L’organisation Article 19 considère que la circulaire n. 4 en date du 16 janvier 2017 émise par le Président du Gouvernement régissant le travail des cellules d’information et de communication relevant des ministères, des institutions et des entreprises étatiques constitue une atteinte au droit d’accès à l’information puisque son premier point va à l’encontre des dispositions de l’article 32 de la Constitution Tunisienne et du Décret n.41/2011 relatif à l’accès aux documents administratifs des structures publiques, mais également des dispositions de la nouvelle loi n.22/2016 en date du 24 mars 2016 concernant le droit d’accès à l’information.
Saloua Ghazouani, Directrice du bureau d’Article 19 en Tunisie considère que « cette circulaire représente un danger contre la liberté d’expression et d’information en Tunisie et pourrait entraver le travail des journalistes et restreindre le libre accès des citoyens aux informations concernant la gestion des entités publiques ».
Article 19 considère qu’il ne faut pas que la régulation des cellules d’information et de communication serve d’alibi pour restreindre les libertés et pour entraver le travail des journalistes.
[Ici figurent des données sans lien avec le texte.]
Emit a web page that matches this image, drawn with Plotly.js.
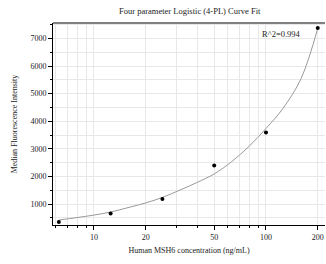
<!DOCTYPE html>
<html><head><meta charset="utf-8">
<script src="https://cdn.plot.ly/plotly-3.0.1.min.js"></script>
<style>html,body{margin:0;padding:0;background:#fff}#c{width:326px;height:264px}</style>
</head><body><div id="c"></div>
<script>
const concentrations = [6.25, 12.5, 25, 50, 100, 200];
const mfi = [350, 660, 1180, 2400, 3590, 7380];
const fitX = [6.25, 8, 10, 12.5, 16, 20, 25, 32, 40, 50, 63, 80, 100, 125, 160, 200];
const fitY = [420, 510, 600, 710, 880, 1040, 1240, 1520, 1790, 2090, 2530, 3100, 3740, 4450, 5550, 7370];
const xTickVals = [10, 20, 50, 100, 200];
const xMinorVals = [6, 7, 8, 9, 30, 40, 60, 70, 80, 90];
const yTickVals = [1000, 2000, 3000, 4000, 5000, 6000, 7000];
const yMinorVals = [500, 1500, 2500, 3500, 4500, 5500, 6500, 7500];
const titleText = 'Four parameter Logistic (4-PL) Curve Fit';
const xTitle = 'Human MSH6 concentration (ng/mL)';
const yTitle = 'Median Fluorescence Intensity';
const r2Text = 'R^2=0.994';

const font = 'Liberation Serif, Times New Roman, serif';
const grid = '#e8e8e8';
Plotly.newPlot('c', [
  {x: fitX, y: fitY, mode: 'lines', line: {color: '#9a9a9a', width: 1, shape: 'spline'}, hoverinfo: 'skip'},
  {x: concentrations, y: mfi, mode: 'markers', marker: {color: '#000', size: 4}}
], {
  width: 326, height: 264,
  margin: {l: 53, r: 1, t: 23, b: 39},
  paper_bgcolor: '#fff', plot_bgcolor: '#fff',
  showlegend: false,
  font: {family: font, size: 8, color: '#222'},
  title: {text: titleText, x: 0.582, xanchor: 'center', y: 0.96, yanchor: 'middle', font: {family: font, size: 8.5, color: '#222'}},
  xaxis: {type: 'log', range: [0.762, 2.343], tickmode: 'array', tickvals: xTickVals, ticktext: xTickVals.map(String),
    ticks: 'outside', ticklen: 4, tickcolor: '#000', showline: true, linecolor: '#000', linewidth: 1,
    showgrid: true, gridcolor: grid, gridwidth: 1, zeroline: false,
    minor: {tickmode: 'array', tickvals: xMinorVals, ticks: 'outside', ticklen: 2, tickcolor: '#000', showgrid: true, gridcolor: grid},
    tickfont: {family: font, size: 8, color: '#222'},
    title: {text: xTitle, standoff: 6, font: {family: font, size: 8, color: '#222'}}},
  yaxis: {range: [240, 7560], tickmode: 'array', tickvals: yTickVals, ticktext: yTickVals.map(String),
    ticks: 'outside', ticklen: 4, tickcolor: '#000', showline: true, linecolor: '#000', linewidth: 1,
    showgrid: true, gridcolor: grid, zeroline: false,
    minor: {tickmode: 'array', tickvals: yMinorVals, ticks: 'outside', ticklen: 2, tickcolor: '#000', showgrid: true, gridcolor: grid},
    tickfont: {family: font, size: 8, color: '#222'},
    title: {text: yTitle, standoff: 11, font: {family: font, size: 8, color: '#222'}}},
  shapes: [{type: 'line', xref: 'paper', yref: 'paper', x0: 0, x1: 1, y0: 1, y1: 1, line: {color: '#808080', width: 2}}],
  annotations: [{text: r2Text, xref: 'paper', yref: 'paper', x: 0.84, y: 0.945, xanchor: 'center', yanchor: 'middle', showarrow: false, font: {family: font, size: 8.5, color: '#222'}}]
}, {displayModeBar: false, staticPlot: true});
</script></body></html>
Dans ce cadre, Article 19 pense que toute régulation de la communication gouvernementale devrait prendre en compte les dispositions constitutionnelles, dont en particulier l’article 32 qui confirme la responsabilité de l’Etat à garantir le droit à l’information et à d’accès aux données, et des engagements de la République Tunisienne envers le Droit International. Le texte de cette circulaire ne doit en aucun cas être contraire aux textes de loi en vigueur dans ce domaine comme il ne doit pas restreindre les droits et libertés et leur pratique, ce qui constitue une atteinte à l’article 49 de la nouvelle constitution tunisienne.
Outre les dépassements légaux qui y sont contenus, cette circulaire pose un problème de par sa symbolique. En fait, une année est passée depuis l’adoption de la nouvelle loi organique concernant le droit d’accès à l’information, mais les décrets d’application de cette loi ne sont pas encore prêts et la commission d’accès à l’information prévue par la loi n’a pas encore été constituée alors qu’elle devrait être opérationnelle au plus tard en mars prochain.
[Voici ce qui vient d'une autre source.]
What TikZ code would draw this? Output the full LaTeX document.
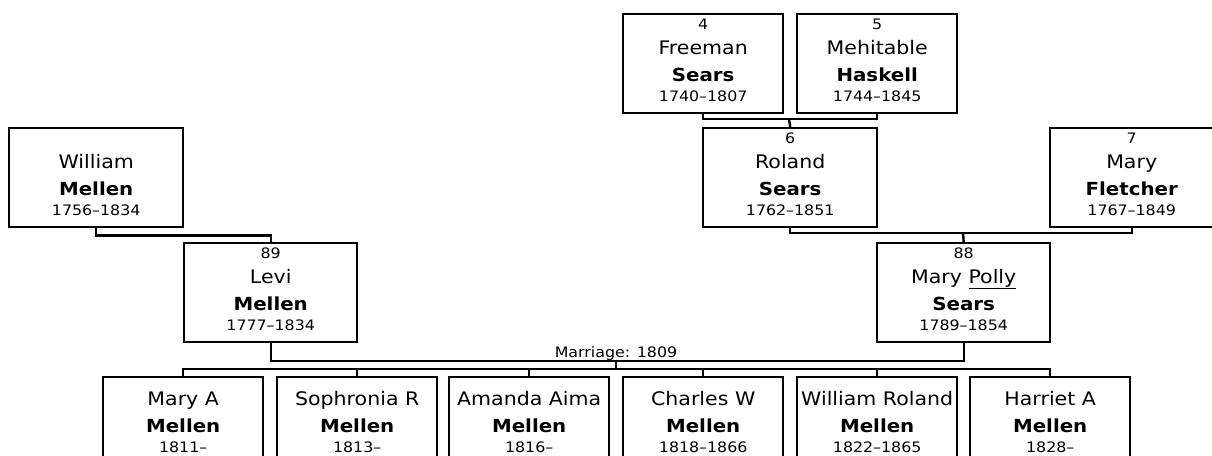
\documentclass[tikz,border=0pt]{standalone}
\usepackage{fontspec}
\setmainfont{DejaVu Sans}[FakeStretch=1.1]
\usetikzlibrary{calc,positioning}

\tikzset{
  personbox/.style={draw, rectangle, line width=1.8pt, anchor=north west,
    minimum height=74.25pt, inner sep=0pt},
  numtext/.style={anchor=base, inner sep=0pt, font=\fontsize{10.8}{13}\selectfont},
  firsttext/.style={anchor=base, inner sep=0pt, font=\fontsize{14}{17}\selectfont},
  lasttext/.style={anchor=base, inner sep=0pt, font=\fontsize{13.5}{16}\selectfont\bfseries},
  datetext/.style={anchor=base, inner sep=0pt, font=\fontsize{10.8}{13}\selectfont},
  link/.style={line width=1.8pt},
}

% one box per person: name, x, y, width (px), number, first, last, dates, baseline offset
\newcommand{\person}[9]{%
  \node[personbox, minimum width={#4*0.75pt}] (#1) at (#2,#3) {};
  \node[numtext] (#1-num) at ($(#1.north)+(0,#9-25)$) {#5};
  \node[firsttext] (#1-first) at ($(#1.north)+(0,#9)$) {#6};
  \node[lasttext] (#1-last) at ($(#1.north)+(0,#9+27)$) {#7};
  \node[datetext] (#1-dates) at ($(#1.north)+(0,#9+47)$) {#8};
}

\begin{document}
\begin{tikzpicture}[x=0.75pt, y=-0.75pt]
  \useasboundingbox (0,0) rectangle (1212,455);
  \clip (0,0) rectangle (1212,455);
  \fill[white] (0,0) rectangle (1212,455);

  % great-grandparents
  \person{freeman}{622}{13}{160}{4}{Freeman}{Sears}{1740--1807}{41}
  \person{mehitable}{796}{13}{160}{5}{Mehitable}{Haskell}{1744--1845}{41}

  % grandparents
  \person{william}{8}{127}{174}{}{William}{Mellen}{1756--1834}{41}
  \person{roland}{702}{127}{174}{6}{Roland}{Sears}{1762--1851}{41}
  \person{fletcher}{1049}{127}{163}{7}{Mary}{Fletcher}{1767--1849}{41}

  % parents
  \person{levi}{183}{242}{173}{89}{Levi}{Mellen}{1777--1834}{41}
  \person{polly}{876}{242}{173}{88}{Mary \underline{Polly}}{Sears}{1789--1854}{41}

  % children
  \person{marya}{102}{376}{160}{}{Mary A}{Mellen}{1811--}{29}
  \person{sophronia}{276}{376}{160}{}{Sophronia R}{Mellen}{1813--}{29}
  \person{amanda}{448}{376}{160}{}{Amanda Aima}{Mellen}{1816--}{29}
  \person{charles}{622}{376}{160}{}{Charles W}{Mellen}{1818--1866}{29}
  \person{williamr}{796}{376}{160}{}{William Roland}{Mellen}{1822--1865}{29}
  \person{harriet}{969}{376}{160}{}{Harriet A}{Mellen}{1828--}{29}

  % junctions
  \coordinate (fmjoin) at (789,119);
  \coordinate (rfjoin) at (963,233);
  \coordinate (marr) at (616,361);
  \coordinate (kids) at (616,369);

  % connectors
  \draw[link] (freeman.south) |- (fmjoin) -| (mehitable.south);
  \draw[link] (fmjoin) -- (roland.north);
  \draw[link] (roland.south) |- (rfjoin) -| (fletcher.south);
  \draw[link] (rfjoin) -- (polly.north);
  \draw[link] (william.south) -- ++(0,7) -| (levi.north);
  \draw[link] (levi.south) |- (marr) -| (polly.south);
  \node[datetext] (marrlabel) at ($(marr)+(0,-4)$) {Marriage: 1809};
  \draw[link] (marr) -- (kids);
  \draw[link] (marya.north) |- (kids) -| (harriet.north);
  \foreach \kid in {sophronia,amanda,charles,williamr}
    \draw[link] (\kid.north) -- ++(0,-7);
\end{tikzpicture}
\end{document}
« La plupart des structures publiques n’ont pas encore mis à exécution les dispositions de la loi quant à leurs engagements relatifs à la publication volontaire d’informations, de données et de documents, ou de réponse à des demandes d’accès aux informations. Pour répondre à cela, il fallait publier une circulaire incitant les fonctionnaires à respecter la loi et entériner ce droit et non les encourager à entraver et restreindre l’accès à l’information ou à dissimuler des données qui devraient au contraire être publiées volontairement. Ceci pose des questions sur l’existence d’une réelle volonté politique pour garantir ce droit » a ajouté Saloua Ghazouani.
Article 19 soutient l’appel des composantes de la société civile et des médias à retirer cette circulaire et demande au gouvernement tunisien de faire preuve d’un engagement positif pour renforcer le droit d’accès à l’information en mettant en œuvre la loi organique par l’émission des textes d’application et la mise en place de la commission d’accès à l’information dans les délais prescrits par la loi, et en lui fournissant tous les moyens et toutes les facilités pour la bonne exécution de sa mission.
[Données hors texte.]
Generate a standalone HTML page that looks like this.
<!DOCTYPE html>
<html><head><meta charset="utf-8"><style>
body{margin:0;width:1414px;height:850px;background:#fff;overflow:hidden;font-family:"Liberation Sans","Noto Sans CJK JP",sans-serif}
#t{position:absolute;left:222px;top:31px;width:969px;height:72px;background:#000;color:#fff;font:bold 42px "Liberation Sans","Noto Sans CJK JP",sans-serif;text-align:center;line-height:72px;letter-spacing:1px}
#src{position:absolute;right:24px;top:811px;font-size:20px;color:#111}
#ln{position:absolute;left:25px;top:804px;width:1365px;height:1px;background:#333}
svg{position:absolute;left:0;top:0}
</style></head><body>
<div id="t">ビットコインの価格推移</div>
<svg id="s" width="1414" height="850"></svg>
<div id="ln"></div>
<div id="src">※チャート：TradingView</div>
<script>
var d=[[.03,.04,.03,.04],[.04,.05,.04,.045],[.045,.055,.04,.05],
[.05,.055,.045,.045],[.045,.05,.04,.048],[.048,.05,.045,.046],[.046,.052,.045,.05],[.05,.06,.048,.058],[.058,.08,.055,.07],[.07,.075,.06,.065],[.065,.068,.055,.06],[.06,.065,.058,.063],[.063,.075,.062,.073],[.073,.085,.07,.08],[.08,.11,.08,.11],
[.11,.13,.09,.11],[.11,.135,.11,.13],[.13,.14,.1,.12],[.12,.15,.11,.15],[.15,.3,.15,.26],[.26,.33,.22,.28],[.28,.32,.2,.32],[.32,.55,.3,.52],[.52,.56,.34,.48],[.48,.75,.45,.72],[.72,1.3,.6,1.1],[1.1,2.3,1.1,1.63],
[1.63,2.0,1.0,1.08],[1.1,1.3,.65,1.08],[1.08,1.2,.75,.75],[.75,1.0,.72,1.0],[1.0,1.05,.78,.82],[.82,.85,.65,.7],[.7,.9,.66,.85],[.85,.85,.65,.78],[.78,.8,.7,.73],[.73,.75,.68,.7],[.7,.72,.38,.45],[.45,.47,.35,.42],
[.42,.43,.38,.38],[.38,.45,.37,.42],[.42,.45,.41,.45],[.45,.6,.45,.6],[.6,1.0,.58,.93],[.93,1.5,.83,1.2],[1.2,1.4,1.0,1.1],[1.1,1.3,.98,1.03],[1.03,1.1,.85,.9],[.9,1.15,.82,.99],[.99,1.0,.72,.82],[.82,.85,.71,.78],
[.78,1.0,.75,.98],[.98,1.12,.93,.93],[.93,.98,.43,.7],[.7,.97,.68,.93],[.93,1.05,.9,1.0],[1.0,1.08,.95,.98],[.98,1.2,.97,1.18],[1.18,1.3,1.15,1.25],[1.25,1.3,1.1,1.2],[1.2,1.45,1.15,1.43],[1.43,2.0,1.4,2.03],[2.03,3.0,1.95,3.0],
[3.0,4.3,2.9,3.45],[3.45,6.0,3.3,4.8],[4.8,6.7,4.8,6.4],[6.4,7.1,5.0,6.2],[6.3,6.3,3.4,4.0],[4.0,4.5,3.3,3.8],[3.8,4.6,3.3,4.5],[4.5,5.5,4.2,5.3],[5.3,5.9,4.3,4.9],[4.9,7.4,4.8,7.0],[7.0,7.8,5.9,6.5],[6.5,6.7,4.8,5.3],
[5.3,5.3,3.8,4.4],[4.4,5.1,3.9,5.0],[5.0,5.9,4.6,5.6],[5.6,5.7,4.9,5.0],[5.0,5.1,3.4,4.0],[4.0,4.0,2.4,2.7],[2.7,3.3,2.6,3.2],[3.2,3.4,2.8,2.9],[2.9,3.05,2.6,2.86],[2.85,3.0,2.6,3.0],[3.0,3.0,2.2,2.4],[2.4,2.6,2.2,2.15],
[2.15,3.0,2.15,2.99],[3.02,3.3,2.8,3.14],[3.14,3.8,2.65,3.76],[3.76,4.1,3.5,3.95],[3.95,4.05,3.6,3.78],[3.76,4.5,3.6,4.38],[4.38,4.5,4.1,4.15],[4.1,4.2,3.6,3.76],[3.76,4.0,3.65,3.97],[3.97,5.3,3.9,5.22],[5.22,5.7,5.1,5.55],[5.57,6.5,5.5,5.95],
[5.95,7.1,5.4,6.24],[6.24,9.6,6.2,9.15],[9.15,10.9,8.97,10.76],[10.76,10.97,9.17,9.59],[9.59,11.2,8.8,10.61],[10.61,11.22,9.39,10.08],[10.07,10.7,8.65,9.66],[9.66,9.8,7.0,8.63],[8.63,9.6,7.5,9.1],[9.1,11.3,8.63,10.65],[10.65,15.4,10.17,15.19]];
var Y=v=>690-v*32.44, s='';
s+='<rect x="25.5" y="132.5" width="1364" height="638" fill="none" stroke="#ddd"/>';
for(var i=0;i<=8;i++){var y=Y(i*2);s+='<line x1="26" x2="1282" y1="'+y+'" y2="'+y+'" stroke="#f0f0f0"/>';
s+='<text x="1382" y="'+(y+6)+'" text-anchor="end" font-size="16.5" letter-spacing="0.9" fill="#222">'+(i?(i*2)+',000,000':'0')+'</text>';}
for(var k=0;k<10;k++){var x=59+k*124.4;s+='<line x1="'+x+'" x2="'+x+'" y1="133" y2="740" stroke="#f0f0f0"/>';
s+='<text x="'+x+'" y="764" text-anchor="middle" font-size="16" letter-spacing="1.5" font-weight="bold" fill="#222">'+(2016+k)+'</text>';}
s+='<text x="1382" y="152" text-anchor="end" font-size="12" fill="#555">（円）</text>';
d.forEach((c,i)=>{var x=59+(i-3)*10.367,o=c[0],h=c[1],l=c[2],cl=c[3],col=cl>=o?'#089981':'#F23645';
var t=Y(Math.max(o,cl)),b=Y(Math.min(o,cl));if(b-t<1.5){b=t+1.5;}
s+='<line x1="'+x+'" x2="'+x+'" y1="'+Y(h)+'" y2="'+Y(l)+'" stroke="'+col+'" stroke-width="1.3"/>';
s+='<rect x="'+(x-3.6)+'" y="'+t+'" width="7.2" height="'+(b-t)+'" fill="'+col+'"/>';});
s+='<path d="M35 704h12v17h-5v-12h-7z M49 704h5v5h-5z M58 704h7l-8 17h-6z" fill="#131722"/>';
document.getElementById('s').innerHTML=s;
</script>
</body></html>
Il est à noter que cette circulaire a demandé dans son premier point aux fonctionnaires publics de refuser de « faire des déclarations ou des interventions ou de publier ou divulguer des informations ou des documents officiels à travers la presse ou d’autres moyens d’information sur des sujets relatifs à leurs fonctions ou aux structures publiques où ils travaillent sans l’autorisation préalable et explicite de leurs chefs hiérarchiques ou des chefs des structures qui les emploient ». Ceci représente une violation de l’un des droits reconnus immédiatement après la Révolution de 2011 à travers la promulgation du décret n.41/2011 relatif à l’accès aux documents administratifs des structures publiques, plus tard renforcé pour devenir un droit constitutionnel en 2014. Son champ d’application s’est ensuite élargi et ses garanties ont été davantage renforcées après la ratification de la nouvelle loi organique n. 22/2016 en date du 24 mars 2016 relative au droit d’accès à l’information. La publication de cette circulaire a suscité un grand débat au sein de l’opinion publique tunisienne et une désapprobation considérable de la part des journalistes, des défenseurs des droits de l’homme et des activistes de la société civile à cause des vraies raisons de sa publication et de l’ambiguïté de ses dispositions.